- [MATERIAL]
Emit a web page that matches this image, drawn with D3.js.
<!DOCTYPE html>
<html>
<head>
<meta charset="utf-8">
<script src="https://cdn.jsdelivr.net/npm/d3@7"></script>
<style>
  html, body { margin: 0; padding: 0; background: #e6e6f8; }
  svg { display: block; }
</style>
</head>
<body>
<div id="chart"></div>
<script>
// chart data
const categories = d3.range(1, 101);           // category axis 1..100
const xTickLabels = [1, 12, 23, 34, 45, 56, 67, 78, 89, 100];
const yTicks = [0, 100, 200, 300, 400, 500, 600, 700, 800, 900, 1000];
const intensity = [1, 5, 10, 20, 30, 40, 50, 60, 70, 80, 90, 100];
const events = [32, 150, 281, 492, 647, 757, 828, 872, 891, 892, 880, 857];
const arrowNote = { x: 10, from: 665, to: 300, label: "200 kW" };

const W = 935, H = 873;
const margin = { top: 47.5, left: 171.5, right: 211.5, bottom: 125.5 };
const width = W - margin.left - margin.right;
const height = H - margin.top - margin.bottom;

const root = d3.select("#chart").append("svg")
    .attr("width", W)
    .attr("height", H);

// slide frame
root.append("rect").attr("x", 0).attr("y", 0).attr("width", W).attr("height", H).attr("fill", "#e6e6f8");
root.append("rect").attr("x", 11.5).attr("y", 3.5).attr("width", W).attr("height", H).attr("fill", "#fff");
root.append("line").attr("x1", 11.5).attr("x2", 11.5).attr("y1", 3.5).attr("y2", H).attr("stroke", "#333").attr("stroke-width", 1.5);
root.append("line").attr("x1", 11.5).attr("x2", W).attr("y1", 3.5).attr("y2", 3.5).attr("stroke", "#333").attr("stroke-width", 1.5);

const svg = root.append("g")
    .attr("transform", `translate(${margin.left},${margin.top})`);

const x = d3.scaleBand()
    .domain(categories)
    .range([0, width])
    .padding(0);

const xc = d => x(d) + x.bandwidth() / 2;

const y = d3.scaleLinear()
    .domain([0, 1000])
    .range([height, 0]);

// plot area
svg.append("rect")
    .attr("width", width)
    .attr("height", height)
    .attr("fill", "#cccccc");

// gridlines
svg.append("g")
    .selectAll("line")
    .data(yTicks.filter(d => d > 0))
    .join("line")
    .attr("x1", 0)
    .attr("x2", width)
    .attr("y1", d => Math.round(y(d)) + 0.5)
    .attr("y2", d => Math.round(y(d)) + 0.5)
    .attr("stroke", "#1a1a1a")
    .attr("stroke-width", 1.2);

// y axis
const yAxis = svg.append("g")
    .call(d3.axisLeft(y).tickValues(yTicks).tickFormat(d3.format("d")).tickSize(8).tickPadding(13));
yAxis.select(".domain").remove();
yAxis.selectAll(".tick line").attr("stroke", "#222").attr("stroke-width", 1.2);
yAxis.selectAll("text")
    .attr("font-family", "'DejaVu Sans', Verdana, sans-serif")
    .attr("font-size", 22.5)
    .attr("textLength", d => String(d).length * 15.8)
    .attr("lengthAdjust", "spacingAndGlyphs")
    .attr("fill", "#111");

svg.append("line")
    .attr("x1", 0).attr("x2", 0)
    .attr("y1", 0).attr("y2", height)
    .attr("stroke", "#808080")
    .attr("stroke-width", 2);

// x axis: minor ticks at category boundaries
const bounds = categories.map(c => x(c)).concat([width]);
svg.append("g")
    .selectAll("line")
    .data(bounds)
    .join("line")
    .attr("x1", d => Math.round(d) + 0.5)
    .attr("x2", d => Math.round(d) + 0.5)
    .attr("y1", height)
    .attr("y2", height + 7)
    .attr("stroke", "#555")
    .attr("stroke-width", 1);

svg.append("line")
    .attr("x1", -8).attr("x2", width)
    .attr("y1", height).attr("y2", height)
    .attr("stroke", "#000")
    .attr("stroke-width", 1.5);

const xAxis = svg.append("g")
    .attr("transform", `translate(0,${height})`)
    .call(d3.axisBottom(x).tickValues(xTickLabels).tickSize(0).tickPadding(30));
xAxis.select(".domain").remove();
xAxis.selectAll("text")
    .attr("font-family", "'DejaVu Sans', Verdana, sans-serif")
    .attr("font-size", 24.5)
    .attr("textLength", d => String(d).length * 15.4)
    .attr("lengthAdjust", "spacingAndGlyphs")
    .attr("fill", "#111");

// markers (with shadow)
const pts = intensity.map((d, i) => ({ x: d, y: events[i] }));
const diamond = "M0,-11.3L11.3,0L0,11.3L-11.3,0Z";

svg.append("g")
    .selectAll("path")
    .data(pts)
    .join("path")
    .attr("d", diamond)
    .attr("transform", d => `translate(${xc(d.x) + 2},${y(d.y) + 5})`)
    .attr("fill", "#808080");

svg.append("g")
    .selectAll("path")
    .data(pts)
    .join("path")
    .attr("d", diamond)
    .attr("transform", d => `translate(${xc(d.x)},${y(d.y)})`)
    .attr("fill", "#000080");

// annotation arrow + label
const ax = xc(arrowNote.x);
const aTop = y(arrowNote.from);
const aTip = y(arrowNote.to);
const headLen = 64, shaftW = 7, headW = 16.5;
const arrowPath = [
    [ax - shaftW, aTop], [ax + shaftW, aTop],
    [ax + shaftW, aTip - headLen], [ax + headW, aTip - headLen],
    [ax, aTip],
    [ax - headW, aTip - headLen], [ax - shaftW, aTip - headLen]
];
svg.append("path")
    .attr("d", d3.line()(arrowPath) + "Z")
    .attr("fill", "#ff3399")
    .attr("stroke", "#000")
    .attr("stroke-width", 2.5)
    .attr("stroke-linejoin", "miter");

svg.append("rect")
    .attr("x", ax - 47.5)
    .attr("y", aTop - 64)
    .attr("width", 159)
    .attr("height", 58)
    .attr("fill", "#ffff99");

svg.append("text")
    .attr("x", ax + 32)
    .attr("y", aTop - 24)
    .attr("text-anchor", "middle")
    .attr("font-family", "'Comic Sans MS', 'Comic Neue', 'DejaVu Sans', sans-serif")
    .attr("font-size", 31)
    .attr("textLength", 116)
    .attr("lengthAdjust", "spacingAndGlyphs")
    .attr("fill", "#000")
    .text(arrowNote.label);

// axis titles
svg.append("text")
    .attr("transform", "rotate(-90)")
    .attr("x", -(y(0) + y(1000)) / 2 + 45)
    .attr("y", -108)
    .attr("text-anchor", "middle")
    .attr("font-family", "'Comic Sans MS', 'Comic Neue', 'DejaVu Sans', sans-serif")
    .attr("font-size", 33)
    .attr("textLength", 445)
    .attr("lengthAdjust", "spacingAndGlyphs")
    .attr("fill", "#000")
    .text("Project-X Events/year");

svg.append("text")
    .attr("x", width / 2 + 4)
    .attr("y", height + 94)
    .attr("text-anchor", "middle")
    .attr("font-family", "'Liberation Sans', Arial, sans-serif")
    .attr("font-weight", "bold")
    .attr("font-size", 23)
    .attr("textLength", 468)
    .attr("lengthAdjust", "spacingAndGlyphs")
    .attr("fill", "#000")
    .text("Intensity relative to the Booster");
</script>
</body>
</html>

* * *

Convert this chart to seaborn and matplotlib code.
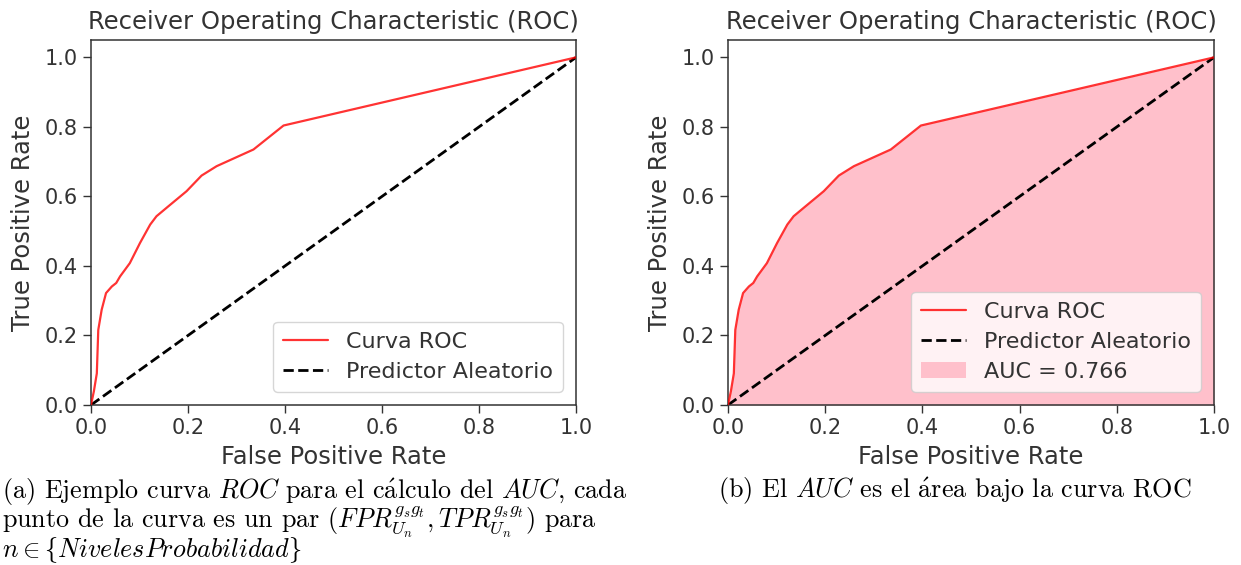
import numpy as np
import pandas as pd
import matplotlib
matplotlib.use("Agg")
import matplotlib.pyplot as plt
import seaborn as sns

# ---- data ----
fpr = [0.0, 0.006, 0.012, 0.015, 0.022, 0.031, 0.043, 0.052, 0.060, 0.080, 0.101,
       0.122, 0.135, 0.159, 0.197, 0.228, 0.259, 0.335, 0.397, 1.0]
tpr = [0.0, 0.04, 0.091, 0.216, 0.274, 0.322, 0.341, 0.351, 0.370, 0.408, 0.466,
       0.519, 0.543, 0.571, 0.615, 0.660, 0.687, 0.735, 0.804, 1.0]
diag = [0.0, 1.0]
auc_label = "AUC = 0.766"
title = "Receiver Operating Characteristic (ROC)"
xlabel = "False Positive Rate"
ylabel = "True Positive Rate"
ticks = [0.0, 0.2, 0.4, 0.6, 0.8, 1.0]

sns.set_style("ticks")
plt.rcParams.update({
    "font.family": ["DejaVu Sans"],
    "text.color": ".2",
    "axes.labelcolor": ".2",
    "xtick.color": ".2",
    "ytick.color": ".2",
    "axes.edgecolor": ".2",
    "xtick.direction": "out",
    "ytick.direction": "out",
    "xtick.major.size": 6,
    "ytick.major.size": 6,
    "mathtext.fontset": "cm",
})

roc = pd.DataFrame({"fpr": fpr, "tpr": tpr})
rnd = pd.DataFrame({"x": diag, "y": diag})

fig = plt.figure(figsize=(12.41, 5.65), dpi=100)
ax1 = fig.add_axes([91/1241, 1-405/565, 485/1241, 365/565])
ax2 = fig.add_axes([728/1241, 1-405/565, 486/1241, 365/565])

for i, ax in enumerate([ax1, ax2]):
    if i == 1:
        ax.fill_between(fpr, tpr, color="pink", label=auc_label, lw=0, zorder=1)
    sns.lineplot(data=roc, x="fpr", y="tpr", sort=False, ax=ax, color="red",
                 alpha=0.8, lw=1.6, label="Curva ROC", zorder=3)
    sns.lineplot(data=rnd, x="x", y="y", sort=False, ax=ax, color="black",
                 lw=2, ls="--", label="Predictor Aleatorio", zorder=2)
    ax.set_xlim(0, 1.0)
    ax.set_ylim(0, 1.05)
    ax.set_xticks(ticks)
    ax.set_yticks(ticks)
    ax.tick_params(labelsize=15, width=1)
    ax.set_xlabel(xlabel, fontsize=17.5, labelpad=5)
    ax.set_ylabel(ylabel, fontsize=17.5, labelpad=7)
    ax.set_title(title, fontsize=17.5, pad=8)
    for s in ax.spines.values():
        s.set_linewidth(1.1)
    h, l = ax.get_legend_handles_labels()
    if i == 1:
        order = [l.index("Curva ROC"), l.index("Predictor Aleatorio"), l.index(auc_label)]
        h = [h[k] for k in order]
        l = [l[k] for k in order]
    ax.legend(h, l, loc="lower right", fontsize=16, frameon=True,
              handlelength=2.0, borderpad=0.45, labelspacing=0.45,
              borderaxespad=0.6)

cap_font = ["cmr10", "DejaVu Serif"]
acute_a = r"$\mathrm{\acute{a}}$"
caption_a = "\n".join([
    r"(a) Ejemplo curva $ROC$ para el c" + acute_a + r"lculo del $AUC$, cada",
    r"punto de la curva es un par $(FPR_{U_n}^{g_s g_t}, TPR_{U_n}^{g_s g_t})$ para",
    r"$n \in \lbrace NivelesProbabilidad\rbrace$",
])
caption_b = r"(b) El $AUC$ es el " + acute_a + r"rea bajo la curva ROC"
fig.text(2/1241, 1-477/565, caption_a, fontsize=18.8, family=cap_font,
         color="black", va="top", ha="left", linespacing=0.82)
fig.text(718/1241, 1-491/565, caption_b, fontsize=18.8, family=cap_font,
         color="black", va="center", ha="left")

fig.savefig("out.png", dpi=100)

- [AIM] Begin with the line that contains "Convert this chart", end with the line that contains "import seaborn as sns", and set down every line in that range exactly as it stands, minus the pictures.

- [RESPONSE TO THE EXERCISE]
Convert this chart to seaborn and matplotlib code.
import numpy as np
import pandas as pd
import matplotlib
matplotlib.use("Agg")
import matplotlib.pyplot as plt
import seaborn as sns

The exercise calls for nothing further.